- _YOUR TASK_: All lines from the beginning of the listing through the line with "const calloutP = [null, null, 8.04, 7.95];" are to be copied word for word; the pictures are not.

- _MATERIAL_:
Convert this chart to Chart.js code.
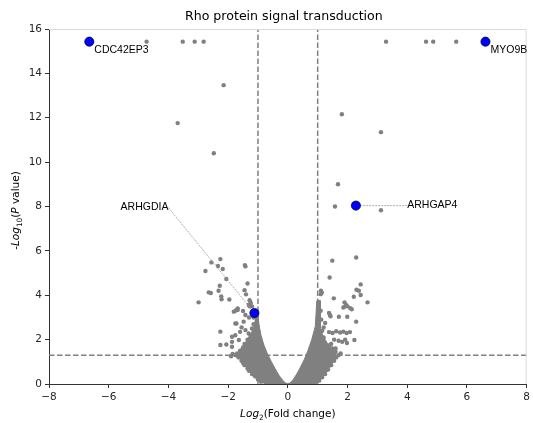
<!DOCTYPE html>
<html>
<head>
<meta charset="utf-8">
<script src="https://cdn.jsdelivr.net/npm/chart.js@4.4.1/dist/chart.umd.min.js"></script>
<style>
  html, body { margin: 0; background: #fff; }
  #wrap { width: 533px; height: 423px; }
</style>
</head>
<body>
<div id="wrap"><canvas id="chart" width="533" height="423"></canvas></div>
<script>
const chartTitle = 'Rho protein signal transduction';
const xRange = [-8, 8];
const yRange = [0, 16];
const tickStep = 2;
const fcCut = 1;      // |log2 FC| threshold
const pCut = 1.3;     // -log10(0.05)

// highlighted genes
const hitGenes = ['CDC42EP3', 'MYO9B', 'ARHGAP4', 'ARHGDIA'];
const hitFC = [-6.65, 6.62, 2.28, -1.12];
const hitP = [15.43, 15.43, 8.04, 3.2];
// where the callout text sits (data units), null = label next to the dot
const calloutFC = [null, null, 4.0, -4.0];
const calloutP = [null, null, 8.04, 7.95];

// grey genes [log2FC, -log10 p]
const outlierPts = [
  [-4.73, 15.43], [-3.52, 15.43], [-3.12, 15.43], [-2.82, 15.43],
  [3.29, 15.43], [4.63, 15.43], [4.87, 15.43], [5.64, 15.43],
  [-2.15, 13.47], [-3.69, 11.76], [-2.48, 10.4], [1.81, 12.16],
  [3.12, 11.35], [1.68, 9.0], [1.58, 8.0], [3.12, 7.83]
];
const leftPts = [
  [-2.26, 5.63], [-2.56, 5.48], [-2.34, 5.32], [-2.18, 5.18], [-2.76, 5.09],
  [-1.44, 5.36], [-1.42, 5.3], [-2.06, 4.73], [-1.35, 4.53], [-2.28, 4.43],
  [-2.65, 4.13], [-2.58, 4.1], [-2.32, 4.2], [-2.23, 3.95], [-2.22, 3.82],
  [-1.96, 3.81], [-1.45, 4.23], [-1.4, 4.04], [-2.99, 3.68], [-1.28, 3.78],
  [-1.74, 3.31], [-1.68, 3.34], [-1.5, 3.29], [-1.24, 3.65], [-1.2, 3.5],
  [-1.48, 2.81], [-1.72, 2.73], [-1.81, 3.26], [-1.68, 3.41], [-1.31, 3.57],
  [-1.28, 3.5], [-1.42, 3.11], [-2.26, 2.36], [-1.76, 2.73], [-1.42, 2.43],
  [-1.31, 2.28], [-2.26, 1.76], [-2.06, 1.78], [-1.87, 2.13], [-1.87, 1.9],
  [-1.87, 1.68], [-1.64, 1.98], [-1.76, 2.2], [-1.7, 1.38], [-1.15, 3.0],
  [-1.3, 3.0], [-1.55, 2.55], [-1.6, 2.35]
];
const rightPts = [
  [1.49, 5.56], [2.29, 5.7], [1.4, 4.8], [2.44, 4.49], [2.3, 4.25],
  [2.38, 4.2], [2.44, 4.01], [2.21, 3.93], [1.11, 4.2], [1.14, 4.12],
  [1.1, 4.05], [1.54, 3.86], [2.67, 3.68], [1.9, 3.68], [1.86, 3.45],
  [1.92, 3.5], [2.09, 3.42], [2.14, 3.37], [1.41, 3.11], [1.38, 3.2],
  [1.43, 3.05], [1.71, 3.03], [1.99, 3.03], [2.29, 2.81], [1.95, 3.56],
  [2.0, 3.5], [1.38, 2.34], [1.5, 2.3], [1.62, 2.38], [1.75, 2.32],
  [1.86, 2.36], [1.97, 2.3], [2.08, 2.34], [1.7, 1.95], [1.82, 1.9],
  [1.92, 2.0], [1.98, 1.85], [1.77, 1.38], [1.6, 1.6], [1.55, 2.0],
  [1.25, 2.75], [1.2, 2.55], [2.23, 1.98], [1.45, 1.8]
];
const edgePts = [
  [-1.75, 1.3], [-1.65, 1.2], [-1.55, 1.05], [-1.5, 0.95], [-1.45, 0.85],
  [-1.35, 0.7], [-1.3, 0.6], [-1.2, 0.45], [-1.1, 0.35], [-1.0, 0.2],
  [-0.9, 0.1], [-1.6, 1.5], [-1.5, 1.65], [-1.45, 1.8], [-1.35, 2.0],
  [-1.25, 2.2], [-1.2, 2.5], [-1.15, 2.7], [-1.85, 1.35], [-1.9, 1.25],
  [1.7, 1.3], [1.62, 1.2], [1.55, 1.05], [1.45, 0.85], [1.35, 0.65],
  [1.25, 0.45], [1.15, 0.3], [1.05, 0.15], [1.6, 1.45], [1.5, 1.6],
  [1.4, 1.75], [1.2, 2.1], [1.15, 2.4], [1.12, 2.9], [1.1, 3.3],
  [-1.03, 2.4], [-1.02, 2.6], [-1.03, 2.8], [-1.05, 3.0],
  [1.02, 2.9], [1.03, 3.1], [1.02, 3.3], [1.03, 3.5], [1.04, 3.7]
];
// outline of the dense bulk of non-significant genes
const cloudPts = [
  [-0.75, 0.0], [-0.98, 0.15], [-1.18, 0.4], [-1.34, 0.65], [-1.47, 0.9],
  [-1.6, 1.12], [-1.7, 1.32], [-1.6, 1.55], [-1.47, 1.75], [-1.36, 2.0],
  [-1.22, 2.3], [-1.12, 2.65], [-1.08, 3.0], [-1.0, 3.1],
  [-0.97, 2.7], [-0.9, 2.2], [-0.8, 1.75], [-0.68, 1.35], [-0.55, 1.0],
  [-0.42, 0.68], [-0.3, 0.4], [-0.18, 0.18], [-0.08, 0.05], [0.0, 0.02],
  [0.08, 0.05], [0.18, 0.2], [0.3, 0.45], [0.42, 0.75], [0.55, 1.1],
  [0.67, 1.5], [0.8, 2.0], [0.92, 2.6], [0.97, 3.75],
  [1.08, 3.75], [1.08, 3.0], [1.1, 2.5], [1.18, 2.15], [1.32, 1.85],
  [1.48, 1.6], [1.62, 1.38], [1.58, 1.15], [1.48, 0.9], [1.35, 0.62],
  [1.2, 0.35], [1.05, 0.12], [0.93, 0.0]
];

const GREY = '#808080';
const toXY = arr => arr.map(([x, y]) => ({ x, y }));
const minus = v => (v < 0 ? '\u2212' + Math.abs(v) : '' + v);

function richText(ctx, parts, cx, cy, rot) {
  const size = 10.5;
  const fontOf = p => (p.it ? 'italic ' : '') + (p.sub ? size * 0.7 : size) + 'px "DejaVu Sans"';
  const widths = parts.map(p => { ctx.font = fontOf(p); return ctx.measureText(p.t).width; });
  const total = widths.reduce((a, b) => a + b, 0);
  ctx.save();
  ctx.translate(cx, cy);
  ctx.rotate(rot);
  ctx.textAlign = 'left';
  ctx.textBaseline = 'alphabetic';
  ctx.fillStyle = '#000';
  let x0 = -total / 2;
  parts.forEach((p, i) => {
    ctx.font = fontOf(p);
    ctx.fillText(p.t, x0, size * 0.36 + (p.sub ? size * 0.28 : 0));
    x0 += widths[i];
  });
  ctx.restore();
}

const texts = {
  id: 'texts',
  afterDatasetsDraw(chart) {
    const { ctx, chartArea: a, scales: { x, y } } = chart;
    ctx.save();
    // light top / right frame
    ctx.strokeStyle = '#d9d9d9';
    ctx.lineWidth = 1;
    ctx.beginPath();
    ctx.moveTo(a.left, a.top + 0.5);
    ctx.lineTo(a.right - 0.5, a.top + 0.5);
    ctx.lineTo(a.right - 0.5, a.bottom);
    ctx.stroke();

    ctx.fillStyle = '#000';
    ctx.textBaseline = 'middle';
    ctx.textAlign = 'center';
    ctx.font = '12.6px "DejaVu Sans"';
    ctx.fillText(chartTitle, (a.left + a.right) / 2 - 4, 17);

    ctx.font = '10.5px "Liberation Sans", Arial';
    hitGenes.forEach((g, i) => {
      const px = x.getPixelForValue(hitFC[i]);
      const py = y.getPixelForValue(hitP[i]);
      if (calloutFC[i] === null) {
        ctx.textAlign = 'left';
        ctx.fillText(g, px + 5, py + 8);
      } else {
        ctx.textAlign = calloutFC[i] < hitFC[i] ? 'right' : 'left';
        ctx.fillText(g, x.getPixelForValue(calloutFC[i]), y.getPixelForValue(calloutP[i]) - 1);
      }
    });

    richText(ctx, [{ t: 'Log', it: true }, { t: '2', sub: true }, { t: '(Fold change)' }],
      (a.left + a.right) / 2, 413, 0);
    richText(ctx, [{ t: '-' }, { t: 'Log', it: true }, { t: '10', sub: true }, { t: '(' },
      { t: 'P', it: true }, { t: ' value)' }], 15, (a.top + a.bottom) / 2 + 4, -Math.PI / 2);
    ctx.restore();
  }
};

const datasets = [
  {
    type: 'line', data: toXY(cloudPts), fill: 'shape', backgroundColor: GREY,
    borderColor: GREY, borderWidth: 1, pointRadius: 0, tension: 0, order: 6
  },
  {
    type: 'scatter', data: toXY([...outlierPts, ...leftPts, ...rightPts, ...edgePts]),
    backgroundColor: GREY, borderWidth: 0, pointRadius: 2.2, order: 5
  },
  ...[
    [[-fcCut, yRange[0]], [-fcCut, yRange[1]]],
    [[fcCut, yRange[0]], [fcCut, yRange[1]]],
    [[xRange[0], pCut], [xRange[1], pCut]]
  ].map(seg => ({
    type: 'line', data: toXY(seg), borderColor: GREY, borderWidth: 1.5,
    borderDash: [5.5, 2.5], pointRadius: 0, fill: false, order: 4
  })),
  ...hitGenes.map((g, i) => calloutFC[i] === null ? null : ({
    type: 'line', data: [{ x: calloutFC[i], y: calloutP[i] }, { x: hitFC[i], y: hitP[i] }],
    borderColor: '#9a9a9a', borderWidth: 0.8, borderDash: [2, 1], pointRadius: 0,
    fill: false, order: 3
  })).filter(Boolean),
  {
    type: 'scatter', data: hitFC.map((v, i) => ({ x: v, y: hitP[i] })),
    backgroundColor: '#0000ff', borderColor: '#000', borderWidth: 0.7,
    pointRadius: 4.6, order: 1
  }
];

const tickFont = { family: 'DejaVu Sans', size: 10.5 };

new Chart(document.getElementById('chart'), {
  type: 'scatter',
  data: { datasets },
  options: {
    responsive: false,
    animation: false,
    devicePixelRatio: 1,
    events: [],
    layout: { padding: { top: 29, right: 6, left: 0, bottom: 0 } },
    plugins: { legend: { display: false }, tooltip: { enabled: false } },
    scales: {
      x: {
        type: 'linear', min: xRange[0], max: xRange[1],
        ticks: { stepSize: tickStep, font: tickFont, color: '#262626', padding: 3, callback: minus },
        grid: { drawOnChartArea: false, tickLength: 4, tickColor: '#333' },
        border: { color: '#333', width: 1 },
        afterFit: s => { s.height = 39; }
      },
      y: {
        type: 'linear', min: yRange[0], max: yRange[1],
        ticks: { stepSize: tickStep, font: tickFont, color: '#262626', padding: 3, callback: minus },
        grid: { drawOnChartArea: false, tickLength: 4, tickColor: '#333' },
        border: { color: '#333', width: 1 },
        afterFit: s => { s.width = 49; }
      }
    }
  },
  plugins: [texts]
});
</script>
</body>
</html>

- _RESULT_:
Convert this chart to Chart.js code.
<!DOCTYPE html>
<html>
<head>
<meta charset="utf-8">
<script src="https://cdn.jsdelivr.net/npm/chart.js@4.4.1/dist/chart.umd.min.js"></script>
<style>
  html, body { margin: 0; background: #fff; }
  #wrap { width: 533px; height: 423px; }
</style>
</head>
<body>
<div id="wrap"><canvas id="chart" width="533" height="423"></canvas></div>
<script>
const chartTitle = 'Rho protein signal transduction';
const xRange = [-8, 8];
const yRange = [0, 16];
const tickStep = 2;
const fcCut = 1;      // |log2 FC| threshold
const pCut = 1.3;     // -log10(0.05)

// highlighted genes
const hitGenes = ['CDC42EP3', 'MYO9B', 'ARHGAP4', 'ARHGDIA'];
const hitFC = [-6.65, 6.62, 2.28, -1.12];
const hitP = [15.43, 15.43, 8.04, 3.2];
// where the callout text sits (data units), null = label next to the dot
const calloutFC = [null, null, 4.0, -4.0];
const calloutP = [null, null, 8.04, 7.95];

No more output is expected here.